Dans la foulée, Chantal avouera qu’elle peut enfin, grâce au projet de drop in, voir ses aventures passées non pas comme des échecs, mais bien comme autant d’expériences pouvant maintenant devenir utiles à d’autres filles qui voudront elles aussi émerger du brouillard.

 

Comment la communauté réagira-t-elle?

 

La maison de répit de six lits, exclusivement réservée aux femmes et qui sera opérée par des intervenantes et des pairs aidantes (d’ex-femmes prostituées), sera vraisemblablement située dans l’un ou l’autre des quartiers Saint-Sauveur ou Saint-Roch. Cela dit, à la lueur d’autres expériences passées et compte tenu, par exemple, du tollé provoqué par le projet d’implantation d’un SIS2 à Saint- Roch, on pourrait penser que le drop in ne sera pas nécessairement accepté avec le même enthousiasme par tout le monde, une chose qui ne dérange pas trop Amélie, l’ancienne chercheuse universitaire à l’origine du projet.

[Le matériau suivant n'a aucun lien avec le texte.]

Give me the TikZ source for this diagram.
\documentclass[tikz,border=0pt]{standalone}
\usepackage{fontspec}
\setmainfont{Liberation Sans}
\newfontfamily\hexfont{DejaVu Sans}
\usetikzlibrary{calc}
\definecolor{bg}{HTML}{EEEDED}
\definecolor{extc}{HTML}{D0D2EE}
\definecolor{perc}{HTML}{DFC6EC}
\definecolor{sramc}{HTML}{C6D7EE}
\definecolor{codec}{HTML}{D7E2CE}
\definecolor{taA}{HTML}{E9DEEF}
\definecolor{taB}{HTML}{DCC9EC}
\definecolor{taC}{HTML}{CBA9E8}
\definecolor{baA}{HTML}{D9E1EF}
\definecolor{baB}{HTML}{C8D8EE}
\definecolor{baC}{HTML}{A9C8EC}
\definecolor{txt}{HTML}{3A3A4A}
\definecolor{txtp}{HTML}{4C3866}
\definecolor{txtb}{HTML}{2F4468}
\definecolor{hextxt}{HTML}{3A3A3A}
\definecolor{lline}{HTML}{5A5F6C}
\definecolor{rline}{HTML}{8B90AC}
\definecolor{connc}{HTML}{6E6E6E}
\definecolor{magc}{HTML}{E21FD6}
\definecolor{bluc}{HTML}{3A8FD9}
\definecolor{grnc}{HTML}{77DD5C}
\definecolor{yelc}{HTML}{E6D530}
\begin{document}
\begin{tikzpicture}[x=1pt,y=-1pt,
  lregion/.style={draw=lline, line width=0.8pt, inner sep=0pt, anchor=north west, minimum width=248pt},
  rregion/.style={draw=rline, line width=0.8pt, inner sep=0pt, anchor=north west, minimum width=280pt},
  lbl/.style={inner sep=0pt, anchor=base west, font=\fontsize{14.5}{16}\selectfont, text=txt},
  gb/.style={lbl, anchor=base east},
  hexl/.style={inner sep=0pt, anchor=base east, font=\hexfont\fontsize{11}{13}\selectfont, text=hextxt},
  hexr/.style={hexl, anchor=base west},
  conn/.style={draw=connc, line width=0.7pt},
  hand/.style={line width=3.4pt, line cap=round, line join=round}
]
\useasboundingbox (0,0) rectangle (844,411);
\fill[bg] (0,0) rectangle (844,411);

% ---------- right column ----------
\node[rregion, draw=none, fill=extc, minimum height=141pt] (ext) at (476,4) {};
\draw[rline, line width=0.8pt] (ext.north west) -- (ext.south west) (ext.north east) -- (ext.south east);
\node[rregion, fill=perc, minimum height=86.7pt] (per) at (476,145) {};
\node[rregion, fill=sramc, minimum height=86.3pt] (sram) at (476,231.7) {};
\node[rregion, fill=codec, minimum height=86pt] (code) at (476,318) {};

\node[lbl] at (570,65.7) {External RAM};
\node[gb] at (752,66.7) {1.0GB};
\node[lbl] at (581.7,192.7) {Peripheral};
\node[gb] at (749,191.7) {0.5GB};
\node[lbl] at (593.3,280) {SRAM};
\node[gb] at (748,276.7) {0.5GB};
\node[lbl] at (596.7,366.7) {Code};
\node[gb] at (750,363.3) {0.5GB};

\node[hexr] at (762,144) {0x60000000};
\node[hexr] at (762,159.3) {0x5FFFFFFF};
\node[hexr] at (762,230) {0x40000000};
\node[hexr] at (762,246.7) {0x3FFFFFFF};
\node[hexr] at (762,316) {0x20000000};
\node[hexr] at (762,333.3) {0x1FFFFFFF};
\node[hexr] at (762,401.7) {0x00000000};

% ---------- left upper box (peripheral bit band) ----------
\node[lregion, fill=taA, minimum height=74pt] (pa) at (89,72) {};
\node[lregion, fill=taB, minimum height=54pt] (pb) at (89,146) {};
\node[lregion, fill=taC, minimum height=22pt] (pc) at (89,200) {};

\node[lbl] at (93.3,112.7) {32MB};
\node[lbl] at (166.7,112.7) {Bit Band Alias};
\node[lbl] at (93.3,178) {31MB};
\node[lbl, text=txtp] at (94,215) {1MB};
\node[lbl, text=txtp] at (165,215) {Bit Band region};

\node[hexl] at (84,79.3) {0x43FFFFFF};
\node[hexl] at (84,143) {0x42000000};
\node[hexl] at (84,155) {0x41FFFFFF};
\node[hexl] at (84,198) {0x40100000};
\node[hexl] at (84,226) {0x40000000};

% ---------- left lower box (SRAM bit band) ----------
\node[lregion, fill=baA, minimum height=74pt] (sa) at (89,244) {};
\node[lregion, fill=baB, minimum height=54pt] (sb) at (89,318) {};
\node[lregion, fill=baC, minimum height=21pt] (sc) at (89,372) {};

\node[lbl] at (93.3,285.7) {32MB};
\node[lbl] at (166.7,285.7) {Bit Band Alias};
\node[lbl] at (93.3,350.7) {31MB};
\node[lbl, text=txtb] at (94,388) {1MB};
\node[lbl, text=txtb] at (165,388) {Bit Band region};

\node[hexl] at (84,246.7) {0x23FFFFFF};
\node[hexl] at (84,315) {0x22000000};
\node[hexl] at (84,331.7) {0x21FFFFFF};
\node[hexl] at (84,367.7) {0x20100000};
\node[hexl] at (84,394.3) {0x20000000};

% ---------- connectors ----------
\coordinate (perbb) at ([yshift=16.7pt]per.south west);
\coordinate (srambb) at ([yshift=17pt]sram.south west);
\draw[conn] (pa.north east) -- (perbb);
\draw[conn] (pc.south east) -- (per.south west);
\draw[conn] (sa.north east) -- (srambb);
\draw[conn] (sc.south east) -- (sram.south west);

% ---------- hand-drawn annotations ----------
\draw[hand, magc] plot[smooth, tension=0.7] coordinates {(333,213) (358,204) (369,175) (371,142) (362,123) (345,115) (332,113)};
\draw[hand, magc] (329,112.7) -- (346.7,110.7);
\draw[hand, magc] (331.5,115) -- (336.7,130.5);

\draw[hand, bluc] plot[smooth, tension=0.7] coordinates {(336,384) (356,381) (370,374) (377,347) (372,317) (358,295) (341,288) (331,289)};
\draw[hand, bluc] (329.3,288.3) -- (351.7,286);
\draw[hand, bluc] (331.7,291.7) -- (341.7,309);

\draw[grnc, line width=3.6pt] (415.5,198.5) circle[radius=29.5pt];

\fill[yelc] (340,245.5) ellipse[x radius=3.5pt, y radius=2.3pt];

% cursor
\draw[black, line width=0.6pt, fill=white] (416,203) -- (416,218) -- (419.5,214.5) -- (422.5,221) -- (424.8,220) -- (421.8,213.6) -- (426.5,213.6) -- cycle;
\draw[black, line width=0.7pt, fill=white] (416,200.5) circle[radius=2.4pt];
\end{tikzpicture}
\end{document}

« Il ne faut pas oublier, dit-elle, que c’est un projet expérimental d’un an et que nous ne sommes pas seules là-dedans. Outre le fait qu’on gère ça avec nos partenaires3, on a l’appui de la Ville, des policiers, du CRE et d’un grand nombre d’organismes du milieu. Bien sûr, les préjugés sont tenaces et… oui, probablement qu’il y aura des résistances, mais on ne doit pas s’arrêter à ça, sinon on n’avancera pas. »

« De toute façon, souligne Chantal, on est habituées aux préjugés et au double regard des gens. Bon, c’est sûr qu’on ne va pas tout de suite se garrocher comme ça, n’importe comment, sur la place publique. On va prendre le temps et on va prouver aux gens que c’est un vrai besoin, notre affaire… »

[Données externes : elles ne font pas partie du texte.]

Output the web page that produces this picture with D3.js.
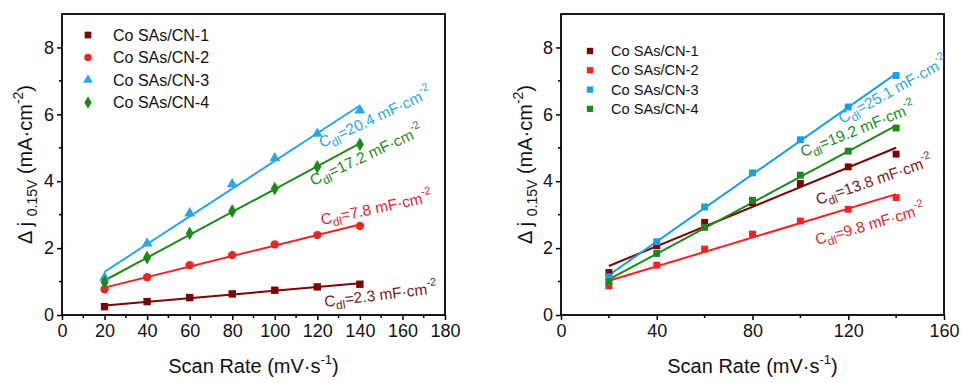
<!DOCTYPE html>
<html><head><meta charset="utf-8">
<script src="https://cdn.jsdelivr.net/npm/d3@7"></script>
<style>
html,body{margin:0;padding:0;background:#fff;}
svg{display:block;font-family:"Liberation Sans",Arial,sans-serif;}
</style></head>
<body>
<svg id="chart" width="963" height="383"></svg>
<script>
// ---------- DATA ----------
const scanRates = [20, 40, 60, 80, 100, 120, 140];
const seriesNames = ["Co SAs/CN-1", "Co SAs/CN-2", "Co SAs/CN-3", "Co SAs/CN-4"];

// Left panel
const leftCN1 = [0.25, 0.40, 0.52, 0.63, 0.74, 0.84, 0.92];
const leftCN2 = [0.77, 1.13, 1.49, 1.79, 2.11, 2.39, 2.66];
const leftCN3 = [1.12, 2.14, 3.04, 3.91, 4.69, 5.42, 6.12];
const leftCN4 = [0.98, 1.72, 2.44, 3.11, 3.78, 4.43, 5.10];
const leftCdl = ["2.3", "7.8", "20.4", "17.2"];

// Right panel
const rightCN1 = [1.27, 2.07, 2.77, 3.36, 3.93, 4.43, 4.81];
const rightCN2 = [0.87, 1.49, 1.97, 2.42, 2.81, 3.16, 3.51];
const rightCN3 = [1.14, 2.19, 3.23, 4.25, 5.24, 6.22, 7.16];
const rightCN4 = [0.99, 1.84, 2.62, 3.43, 4.18, 4.90, 5.59];
const rightCdl = ["13.8", "9.8", "25.1", "19.2"];

// Ticks
const leftXTicks = [0, 20, 40, 60, 80, 100, 120, 140, 160, 180];
const leftXMinor = [10, 30, 50, 70, 90, 110, 130, 150, 170];
const rightXTicks = [0, 40, 80, 120, 160];
const rightXMinor = [20, 60, 100, 140];
const yTicks = [0, 2, 4, 6, 8];
const yMinor = [1, 3, 5, 7];

// ---------- STYLE / LAYOUT ----------
const svg = d3.select("#chart");

function linfit(xs, ys) {
  const n = xs.length, mx = d3.mean(xs), my = d3.mean(ys);
  let sxy = 0, sxx = 0;
  for (let i = 0; i < n; i++) { sxy += (xs[i]-mx)*(ys[i]-my); sxx += (xs[i]-mx)**2; }
  const b = sxy / sxx;
  return x => my + b * (x - mx);
}

function drawPanel(cfg) {
  const g = svg.append("g");
  const x = d3.scaleLinear().domain(cfg.xDomain).range([cfg.left, cfg.right]);
  const y = d3.scaleLinear().domain([0, 9]).range([cfg.bottom, cfg.top]);

  // frame
  g.append("rect").attr("x", cfg.left).attr("y", cfg.top)
    .attr("width", cfg.right - cfg.left).attr("height", cfg.bottom - cfg.top)
    .attr("fill", "none").attr("stroke", "#000").attr("stroke-width", 1.8);

  // axes
  const xAxis = d3.axisBottom(x).tickValues(cfg.xTicks).tickSize(5).tickPadding(4).tickFormat(d3.format("d"));
  const gx = g.append("g").attr("transform", `translate(0,${cfg.bottom})`).call(xAxis);
  const yAxis = d3.axisLeft(y).tickValues(yTicks).tickSize(5).tickPadding(3).tickFormat(d3.format("d"));
  const gy = g.append("g").attr("transform", `translate(${cfg.left},0)`).call(yAxis);
  [gx, gy].forEach(a => {
    a.select(".domain").remove();
    a.selectAll(".tick line").attr("stroke", "#000").attr("stroke-width", 1.5);
    a.selectAll(".tick text").attr("font-size", 18).attr("fill", "#111")
      .attr("font-family", "Liberation Sans, Arial, sans-serif");
  });
  // minor ticks
  g.append("g").selectAll("line").data(cfg.xMinor).join("line")
    .attr("x1", d => x(d)).attr("x2", d => x(d))
    .attr("y1", cfg.bottom).attr("y2", cfg.bottom + 3)
    .attr("stroke", "#000").attr("stroke-width", 1.5);
  g.append("g").selectAll("line").data(yMinor).join("line")
    .attr("x1", cfg.left - 3).attr("x2", cfg.left)
    .attr("y1", d => y(d)).attr("y2", d => y(d))
    .attr("stroke", "#000").attr("stroke-width", 1.5);

  // x title
  const xt = g.append("text").attr("x", (cfg.left + cfg.right) / 2).attr("y", 373)
    .attr("text-anchor", "middle").attr("font-size", 20).attr("fill", "#111");
  xt.append("tspan").text("Scan Rate (mV·s");
  xt.append("tspan").attr("font-size", 13).attr("dy", -9).text("-1");
  xt.append("tspan").attr("dy", 9).text(")");

  // y title
  const cy = (cfg.top + cfg.bottom) / 2;
  const yt = g.append("text")
    .attr("transform", `translate(${cfg.left - cfg.yTitleOff},${cy}) rotate(-90)`)
    .attr("text-anchor", "middle").attr("font-size", 20).attr("fill", "#111");
  yt.append("tspan").text("Δ j ");
  yt.append("tspan").attr("font-size", 14).attr("dy", 5).text("0.15V");
  yt.append("tspan").attr("dy", -5).text("  (mA·cm");
  yt.append("tspan").attr("font-size", 14).attr("dy", -9).text("-2");
  yt.append("tspan").attr("dy", 9).text(")");

  // lines & markers
  cfg.series.forEach((s) => {
    const f = linfit(scanRates, s.values);
    const x0 = scanRates[0], x1 = scanRates[scanRates.length - 1];
    g.append("line")
      .attr("x1", x(x0)).attr("y1", y(f(x0)))
      .attr("x2", x(x1)).attr("y2", y(f(x1)))
      .attr("stroke", s.color).attr("stroke-width", 2);
  });
  cfg.series.forEach((s) => {
    g.append("g").selectAll("path").data(s.values).join("path")
      .attr("transform", (d, j) => `translate(${x(scanRates[j])},${y(d)})`)
      .attr("d", d3.symbol().type(s.symbol).size(s.symSize))
      .attr("fill", s.color);
  });

  // annotations
  cfg.series.forEach((s, i) => {
    const a = cfg.annot[i];
    const t = g.append("text")
      .attr("transform", `translate(${x(a.x)},${y(a.y)}) rotate(${a.angle})`)
      .attr("font-size", 15.5).attr("fill", s.textColor);
    t.append("tspan").text("C");
    t.append("tspan").attr("font-size", 12).attr("dy", 4).text("dl");
    t.append("tspan").attr("dy", -4).text("=" + s.cdl + " mF·cm");
    t.append("tspan").attr("font-size", 11).attr("dy", -8).text("-2");
  });

  // legend
  const lg = g.append("g");
  cfg.series.forEach((s, i) => {
    const ly = cfg.legY + i * cfg.legDy;
    lg.append("path").attr("transform", `translate(${cfg.legX},${ly})`)
      .attr("d", d3.symbol().type(s.symbol).size(s.legSize)).attr("fill", s.color);
    lg.append("text").attr("x", cfg.legX + cfg.legTextDx).attr("y", ly)
      .attr("dy", "0.35em").attr("font-size", cfg.legFont).attr("fill", "#111").text(seriesNames[i]);
  });
}

const darkRed = "#7a0505", red = "#ec2424", blue = "#2ba6ea", green = "#1b8a1b";

drawPanel({
  left: 62, right: 445, top: 14, bottom: 315,
  xDomain: [0, 180], xTicks: leftXTicks, xMinor: leftXMinor,
  yTitleOff: 30,
  legX: 88, legY: 35, legDy: 22.5, legTextDx: 25, legFont: 16,
  series: [
    { values: leftCN1, color: darkRed, textColor: "#7a1a20", symbol: d3.symbolSquare, symSize: 55, legSize: 45, cdl: leftCdl[0] },
    { values: leftCN2, color: red, textColor: "#e0282c", symbol: d3.symbolCircle, symSize: 55, legSize: 45, cdl: leftCdl[1] },
    { values: leftCN3, color: blue, textColor: "#2ba6ea", symbol: d3.symbolTriangle, symSize: 50, legSize: 42, cdl: leftCdl[2] },
    { values: leftCN4, color: green, textColor: "#1b8a1b", symbol: d3.symbolDiamond, symSize: 55, legSize: 45, cdl: leftCdl[3] }
  ],
  annot: [
    { x: 123.6, y: 0.24, angle: -7 },
    { x: 122.2, y: 2.69, angle: -12 },
    { x: 122.2, y: 4.99, angle: -25 },
    { x: 118.0, y: 3.86, angle: -25 }
  ]
});

drawPanel({
  left: 561, right: 944, top: 14, bottom: 315,
  xDomain: [0, 160], xTicks: rightXTicks, xMinor: rightXMinor,
  yTitleOff: 29,
  legX: 590, legY: 51, legDy: 19.3, legTextDx: 21, legFont: 14.6,
  series: [
    { values: rightCN1, color: darkRed, textColor: "#7a1a20", symbol: d3.symbolSquare, symSize: 48, legSize: 40, cdl: rightCdl[0] },
    { values: rightCN2, color: "#ff1f1f", textColor: "#e0282c", symbol: d3.symbolSquare, symSize: 48, legSize: 40, cdl: rightCdl[1] },
    { values: rightCN3, color: "#1a9ee8", textColor: "#2ba6ea", symbol: d3.symbolSquare, symSize: 48, legSize: 40, cdl: rightCdl[2] },
    { values: rightCN4, color: green, textColor: "#1b8a1b", symbol: d3.symbolSquare, symSize: 48, legSize: 40, cdl: rightCdl[3] }
  ],
  annot: [
    { x: 107.4, y: 3.29, angle: -19 },
    { x: 106.9, y: 2.09, angle: -16 },
    { x: 117.4, y: 5.71, angle: -29 },
    { x: 101.1, y: 4.72, angle: -22 }
  ]
});
</script>
</body></html>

« Faut pas que tu oublies, intervient Joeannie, que nous autres aussi on a des caractères forts. Ça fait que si, comme tu le suggérais, on avait des problèmes avec la communauté, si on était prise à partie par les radios poubelle, comme tu les nommes, et bien moi, je ne courberai pas la tête. C’est certainement pas eux autres qui vont nous empêcher de fonctionner. Oui, la société est hypocrite, oui elle a des oeillères, mais quand même…

 

Un besoin, ça reste un besoin!

 

Pour donner une dernière chance Et Joeannie d’ajouter, en faisant allusion à la jeune Joëlle Tchernish, décédée il y a deux ans et retrouvée à moitié nue dans un stationnement : « Dans une société soi-disant évoluée comme la nôtre, y a personne qui mérite de mourir gelée dehors. Tout le monde — peu importe sa provenance, sa couleur et sa condition sociale mérite d’avoir une fin de vie intéressante! »

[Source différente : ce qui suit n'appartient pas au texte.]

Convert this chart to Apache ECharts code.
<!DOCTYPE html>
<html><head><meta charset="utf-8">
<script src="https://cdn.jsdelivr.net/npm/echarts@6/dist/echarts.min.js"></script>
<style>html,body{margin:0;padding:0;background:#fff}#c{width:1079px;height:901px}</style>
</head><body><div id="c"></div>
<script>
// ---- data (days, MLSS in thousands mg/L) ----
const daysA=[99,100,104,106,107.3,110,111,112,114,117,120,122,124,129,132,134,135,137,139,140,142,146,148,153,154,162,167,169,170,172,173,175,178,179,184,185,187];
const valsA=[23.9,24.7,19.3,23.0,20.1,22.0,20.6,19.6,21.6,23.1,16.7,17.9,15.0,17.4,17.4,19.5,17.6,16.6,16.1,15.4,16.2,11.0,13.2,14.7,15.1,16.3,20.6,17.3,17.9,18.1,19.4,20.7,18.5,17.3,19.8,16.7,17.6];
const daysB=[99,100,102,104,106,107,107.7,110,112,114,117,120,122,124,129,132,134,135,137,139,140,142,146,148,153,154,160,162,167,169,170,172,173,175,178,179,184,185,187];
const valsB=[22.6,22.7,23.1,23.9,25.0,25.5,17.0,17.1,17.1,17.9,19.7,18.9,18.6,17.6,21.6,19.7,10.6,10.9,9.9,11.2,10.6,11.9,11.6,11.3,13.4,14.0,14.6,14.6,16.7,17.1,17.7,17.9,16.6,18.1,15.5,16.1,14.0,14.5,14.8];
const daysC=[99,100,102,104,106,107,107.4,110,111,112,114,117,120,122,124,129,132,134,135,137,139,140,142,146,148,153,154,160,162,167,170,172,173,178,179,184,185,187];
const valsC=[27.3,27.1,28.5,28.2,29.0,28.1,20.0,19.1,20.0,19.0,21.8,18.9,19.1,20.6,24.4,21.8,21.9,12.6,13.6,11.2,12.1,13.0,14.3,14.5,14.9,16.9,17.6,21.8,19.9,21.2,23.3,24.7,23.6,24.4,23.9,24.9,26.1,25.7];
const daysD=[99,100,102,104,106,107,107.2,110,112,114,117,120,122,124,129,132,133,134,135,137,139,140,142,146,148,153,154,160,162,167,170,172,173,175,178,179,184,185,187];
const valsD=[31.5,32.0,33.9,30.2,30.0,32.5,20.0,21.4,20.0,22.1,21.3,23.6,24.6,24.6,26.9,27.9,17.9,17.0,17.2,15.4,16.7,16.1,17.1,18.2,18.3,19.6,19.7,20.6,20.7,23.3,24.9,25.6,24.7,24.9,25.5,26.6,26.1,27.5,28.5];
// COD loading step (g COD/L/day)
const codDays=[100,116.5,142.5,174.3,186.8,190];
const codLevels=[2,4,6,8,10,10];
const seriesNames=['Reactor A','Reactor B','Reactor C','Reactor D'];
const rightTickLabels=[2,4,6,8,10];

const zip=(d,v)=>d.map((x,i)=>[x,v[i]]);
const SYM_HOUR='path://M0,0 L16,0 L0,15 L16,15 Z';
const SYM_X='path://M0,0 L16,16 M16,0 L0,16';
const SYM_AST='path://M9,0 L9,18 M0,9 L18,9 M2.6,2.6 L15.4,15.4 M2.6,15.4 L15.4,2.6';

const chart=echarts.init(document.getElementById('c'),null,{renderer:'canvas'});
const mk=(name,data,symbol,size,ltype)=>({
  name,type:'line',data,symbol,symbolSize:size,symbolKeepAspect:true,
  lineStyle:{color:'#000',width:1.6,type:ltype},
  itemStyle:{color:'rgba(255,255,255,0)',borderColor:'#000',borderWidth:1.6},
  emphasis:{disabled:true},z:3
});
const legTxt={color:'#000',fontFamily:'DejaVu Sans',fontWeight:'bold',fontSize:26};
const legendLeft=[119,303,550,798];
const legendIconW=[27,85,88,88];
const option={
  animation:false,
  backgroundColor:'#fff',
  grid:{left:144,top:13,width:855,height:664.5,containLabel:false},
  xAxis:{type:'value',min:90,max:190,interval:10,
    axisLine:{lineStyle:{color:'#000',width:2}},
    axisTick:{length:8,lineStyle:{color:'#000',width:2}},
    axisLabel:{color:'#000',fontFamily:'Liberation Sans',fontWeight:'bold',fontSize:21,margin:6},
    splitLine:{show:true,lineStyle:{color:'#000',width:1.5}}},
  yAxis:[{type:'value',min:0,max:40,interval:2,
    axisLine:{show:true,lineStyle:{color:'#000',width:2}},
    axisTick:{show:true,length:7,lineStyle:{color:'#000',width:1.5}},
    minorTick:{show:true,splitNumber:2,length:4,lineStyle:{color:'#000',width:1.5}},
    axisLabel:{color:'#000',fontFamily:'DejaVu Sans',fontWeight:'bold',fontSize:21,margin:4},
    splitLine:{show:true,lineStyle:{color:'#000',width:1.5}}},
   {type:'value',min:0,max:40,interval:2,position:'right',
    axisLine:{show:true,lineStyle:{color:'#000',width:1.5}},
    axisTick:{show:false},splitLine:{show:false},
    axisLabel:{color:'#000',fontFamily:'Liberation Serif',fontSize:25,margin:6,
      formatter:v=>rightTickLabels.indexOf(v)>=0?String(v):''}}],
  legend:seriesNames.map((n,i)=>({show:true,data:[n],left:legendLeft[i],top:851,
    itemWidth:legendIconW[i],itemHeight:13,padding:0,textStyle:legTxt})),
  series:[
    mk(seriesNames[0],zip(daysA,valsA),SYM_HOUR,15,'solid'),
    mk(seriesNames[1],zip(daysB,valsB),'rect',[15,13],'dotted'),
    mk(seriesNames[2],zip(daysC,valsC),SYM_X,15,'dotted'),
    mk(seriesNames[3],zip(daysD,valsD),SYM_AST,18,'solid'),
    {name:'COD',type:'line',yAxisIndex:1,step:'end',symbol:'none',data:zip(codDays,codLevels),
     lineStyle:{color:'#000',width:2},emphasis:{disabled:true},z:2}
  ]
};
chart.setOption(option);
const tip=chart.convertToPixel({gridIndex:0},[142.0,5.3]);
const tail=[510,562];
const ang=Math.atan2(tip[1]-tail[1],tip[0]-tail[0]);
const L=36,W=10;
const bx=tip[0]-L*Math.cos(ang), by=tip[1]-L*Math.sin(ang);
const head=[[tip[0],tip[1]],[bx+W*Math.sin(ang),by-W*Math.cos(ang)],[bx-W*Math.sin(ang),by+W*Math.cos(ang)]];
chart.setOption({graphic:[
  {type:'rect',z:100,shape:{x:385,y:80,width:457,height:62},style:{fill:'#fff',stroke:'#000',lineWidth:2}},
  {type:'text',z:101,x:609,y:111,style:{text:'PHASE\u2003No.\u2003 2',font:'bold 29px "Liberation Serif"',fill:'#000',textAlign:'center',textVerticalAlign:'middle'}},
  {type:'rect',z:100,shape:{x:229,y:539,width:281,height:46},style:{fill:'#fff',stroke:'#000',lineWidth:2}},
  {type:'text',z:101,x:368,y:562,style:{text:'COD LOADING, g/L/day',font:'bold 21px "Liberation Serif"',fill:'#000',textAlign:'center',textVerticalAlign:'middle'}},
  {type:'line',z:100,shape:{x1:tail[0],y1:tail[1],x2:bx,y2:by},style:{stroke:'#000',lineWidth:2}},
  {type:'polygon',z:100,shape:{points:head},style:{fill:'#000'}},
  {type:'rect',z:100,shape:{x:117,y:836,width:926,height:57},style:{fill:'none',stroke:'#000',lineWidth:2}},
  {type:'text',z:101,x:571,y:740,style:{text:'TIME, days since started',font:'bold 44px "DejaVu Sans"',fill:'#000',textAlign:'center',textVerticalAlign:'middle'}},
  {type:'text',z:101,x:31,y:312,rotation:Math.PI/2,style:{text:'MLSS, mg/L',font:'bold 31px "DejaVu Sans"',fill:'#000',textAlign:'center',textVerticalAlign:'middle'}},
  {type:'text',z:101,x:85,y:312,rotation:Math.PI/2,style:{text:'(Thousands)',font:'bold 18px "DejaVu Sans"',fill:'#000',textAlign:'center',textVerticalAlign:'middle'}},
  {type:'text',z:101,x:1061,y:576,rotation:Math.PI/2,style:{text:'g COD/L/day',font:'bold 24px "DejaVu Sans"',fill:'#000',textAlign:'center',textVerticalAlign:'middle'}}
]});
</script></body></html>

Comme de bonne, à la suite de Joëlle Tchernish, on aurait pu aussi rajouter les noms de toutes ces femmes (et aussi de ces hommes) dont le parcours s’est tragiquement arrêté dans le banal anonymat d’une chambre crasseuse, le long d’un banc de neige sale, voire dans l’eau glauque et silencieuse de la rivière Saint-Charles. Autant de tragédies humaines qu’on aurait peut-être pu éviter grâce à une dernière chance, un dernier refuge.